Our first family novel was probably The Mysterious Benedict Societ by Trenton Lee Stewart. At the time, I thought that The Prophet was too young to understand the novel — he used to need a small toy to fidget with during story time — but he would periodically pipe up to remind us of the key facts from previous chapters that we may have forgotten. I can’t count Charlotte’s Web as our first family story because it was only 3 of us reading, even if it did cause La Neige to become vegetarian for the rest of her life, and even if it was one of very few books that caused The Historian to cry when reading the last chapter.
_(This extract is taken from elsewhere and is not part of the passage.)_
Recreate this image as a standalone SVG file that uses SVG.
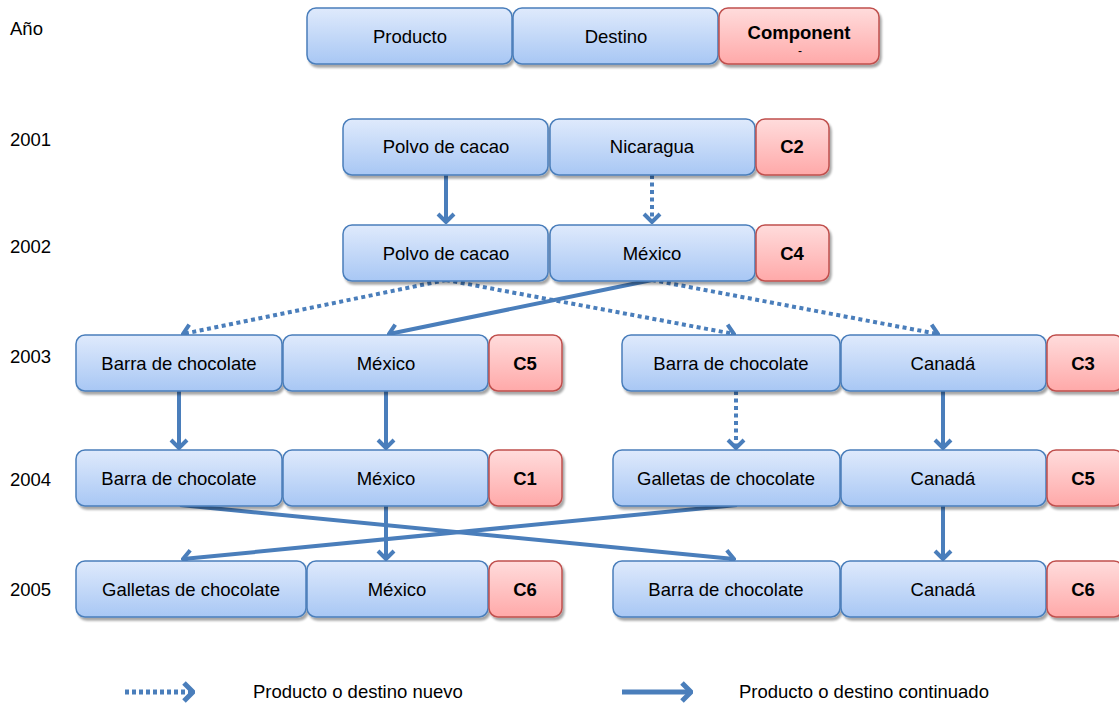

Speaking of crying, my favorite book of storytime, perhaps of all time, is The Graveyard Book, by Neil Gaiman. It’s based on Rudyard Kipling’s The Jungle Book. To those who have read the source material — that would be The Historian and La Neige — Gaiman’s version is a huge improvement. It’s about a boy whose family is murdered by The Man Jack, so he toddles into a nearby graveyard and is adopted by a family of ghosts. Over the years, he learns to turn himself invisible, yearns and fails to make friends with normal living kids his age, wards off demons, participates in a highly memorable danse macabre, and eventually walks away from the graveyard. The last few pages were so moving that we had to pass the book over to La Neige or we couldn’t have finished it. Gaiman’s writing is extremely vivid without being showy, and he has a devastating eye for detail. I was not prepared for how much this book affected me.
At some point, it became clear that family story time was “our thing,” and I started collecting the books that we read on one shelf in our living room. I’m not quite sure of the order, since the presence of series’ will tend to mix everything up, but I think that we’ve read:
- The Mysterious Benedict Society series by Trenton Lee Stewart
- The Incorrigible Children of Ashton Place series by Mary Rose Wood
- How to Train Your Dragon by Cressida Cowell
- The Graveyard Book by Neil Gaiman
- The Girl who Circumnavigated Fairyland in a Ship of her own Making and The Girll who Fell beneath Fairyland and Led the Revels There by Catherynne Valente
- Watership Down by Richard Adams
- Magnus Chase and the Gods of Asgard by Rick Riordan
- and, of course, Harry Potter by J.K. Rowling
In the olden days, I think families gathered around to read together. It takes something that my nerdy family loves, which is READING, and makes it a social activity. We have giggled together at the antics of Lady Constance of Ashton Place; and we have debated around the dinner table the fitness of Stewart’s mind games or Harry’s character as the Chosen One. La Neige has decreed that since we started reading Harry Potter when both she and Harry were in First Year, we read one book a year. This means that we still have the last one to go. We may break with tradition and read two Harry Potter books in one year. This would demonstrate how extremely flexible and fair-minded we are.
For a while, The Historian and I would trade the reader role back and forth, but then I got too sick and tired and he did all the reading. Good thing he’s a great reader and has an excellent Hagrid-Scottish accent. I have been known to fall asleep during story time and had to go back and reread the end of Harry Potter and the Half-Blood Prince, but miraculously, the four of us still fit on our compact beige couch.